◆ **Requirements**
Repeat the material below word for word and leave out all pictures.

◆ **Information shown**
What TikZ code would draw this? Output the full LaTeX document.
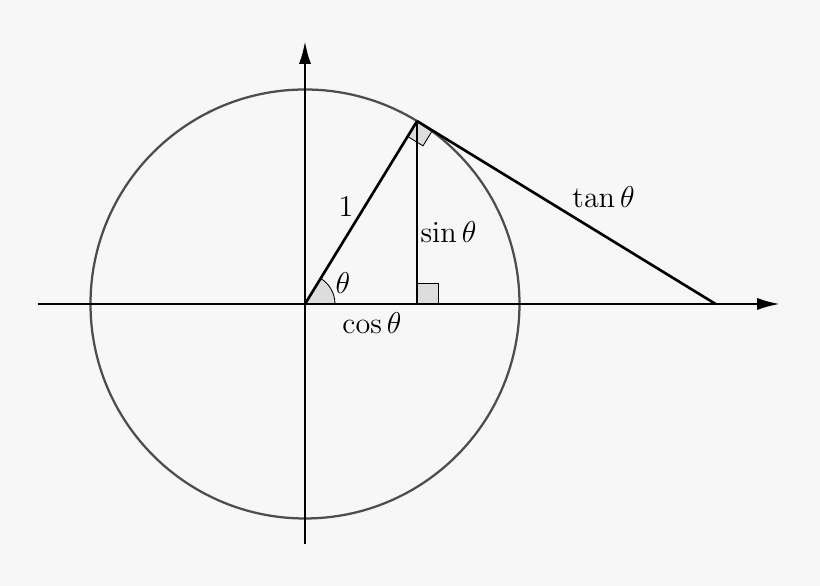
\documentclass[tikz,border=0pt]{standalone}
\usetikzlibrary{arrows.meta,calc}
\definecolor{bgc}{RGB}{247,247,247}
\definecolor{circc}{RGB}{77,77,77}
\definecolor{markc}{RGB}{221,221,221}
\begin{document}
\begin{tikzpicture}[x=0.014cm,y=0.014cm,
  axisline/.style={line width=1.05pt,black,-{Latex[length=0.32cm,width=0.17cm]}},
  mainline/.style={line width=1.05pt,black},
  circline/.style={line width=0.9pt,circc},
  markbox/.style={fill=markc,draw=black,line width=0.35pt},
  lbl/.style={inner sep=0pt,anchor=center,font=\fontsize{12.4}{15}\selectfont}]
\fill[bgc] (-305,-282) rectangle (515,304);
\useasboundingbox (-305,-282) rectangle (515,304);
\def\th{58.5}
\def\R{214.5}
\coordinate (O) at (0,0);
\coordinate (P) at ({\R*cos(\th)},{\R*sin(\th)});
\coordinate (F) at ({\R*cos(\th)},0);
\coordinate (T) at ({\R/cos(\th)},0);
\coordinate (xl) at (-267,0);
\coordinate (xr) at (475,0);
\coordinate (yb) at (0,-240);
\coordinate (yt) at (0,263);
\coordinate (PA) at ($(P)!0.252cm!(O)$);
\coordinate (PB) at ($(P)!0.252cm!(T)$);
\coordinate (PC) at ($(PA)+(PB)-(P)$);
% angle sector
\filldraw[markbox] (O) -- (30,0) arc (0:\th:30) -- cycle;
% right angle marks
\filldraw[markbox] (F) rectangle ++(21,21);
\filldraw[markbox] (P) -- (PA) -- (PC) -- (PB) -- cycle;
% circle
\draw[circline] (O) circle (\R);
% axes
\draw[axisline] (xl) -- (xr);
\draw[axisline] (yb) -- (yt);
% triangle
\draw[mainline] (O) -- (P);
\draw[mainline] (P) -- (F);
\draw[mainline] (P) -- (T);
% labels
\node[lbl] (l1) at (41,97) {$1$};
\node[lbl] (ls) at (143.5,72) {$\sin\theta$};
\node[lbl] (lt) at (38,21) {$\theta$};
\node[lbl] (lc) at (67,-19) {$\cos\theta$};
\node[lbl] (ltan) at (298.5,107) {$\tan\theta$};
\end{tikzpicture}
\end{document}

◆ **Reply**
What TikZ code would draw this? Output the full LaTeX document.
\documentclass[tikz,border=0pt]{standalone}
\usetikzlibrary{arrows.meta,calc}
\definecolor{bgc}{RGB}{247,247,247}
\definecolor{circc}{RGB}{77,77,77}
\definecolor{markc}{RGB}{221,221,221}
\begin{document}
\begin{tikzpicture}[x=0.014cm,y=0.014cm,
  axisline/.style={line width=1.05pt,black,-{Latex[length=0.32cm,width=0.17cm]}},
  mainline/.style={line width=1.05pt,black},
  circline/.style={line width=0.9pt,circc},
  markbox/.style={fill=markc,draw=black,line width=0.35pt},
  lbl/.style={inner sep=0pt,anchor=center,font=\fontsize{12.4}{15}\selectfont}]
\fill[bgc] (-305,-282) rectangle (515,304);
\useasboundingbox (-305,-282) rectangle (515,304);
\def\th{58.5}
\def\R{214.5}
\coordinate (O) at (0,0);
\coordinate (P) at ({\R*cos(\th)},{\R*sin(\th)});
\coordinate (F) at ({\R*cos(\th)},0);
\coordinate (T) at ({\R/cos(\th)},0);
\coordinate (xl) at (-267,0);
\coordinate (xr) at (475,0);
\coordinate (yb) at (0,-240);
\coordinate (yt) at (0,263);
\coordinate (PA) at ($(P)!0.252cm!(O)$);
\coordinate (PB) at ($(P)!0.252cm!(T)$);
\coordinate (PC) at ($(PA)+(PB)-(P)$);
% angle sector
\filldraw[markbox] (O) -- (30,0) arc (0:\th:30) -- cycle;
% right angle marks
\filldraw[markbox] (F) rectangle ++(21,21);
\filldraw[markbox] (P) -- (PA) -- (PC) -- (PB) -- cycle;
% circle
\draw[circline] (O) circle (\R);
% axes
\draw[axisline] (xl) -- (xr);
\draw[axisline] (yb) -- (yt);
% triangle
\draw[mainline] (O) -- (P);
\draw[mainline] (P) -- (F);
\draw[mainline] (P) -- (T);
% labels
\node[lbl] (l1) at (41,97) {$1$};
\node[lbl] (ls) at (143.5,72) {$\sin\theta$};
\node[lbl] (lt) at (38,21) {$\theta$};
\node[lbl] (lc) at (67,-19) {$\cos\theta$};
\node[lbl] (ltan) at (298.5,107) {$\tan\theta$};
\end{tikzpicture}
\end{document}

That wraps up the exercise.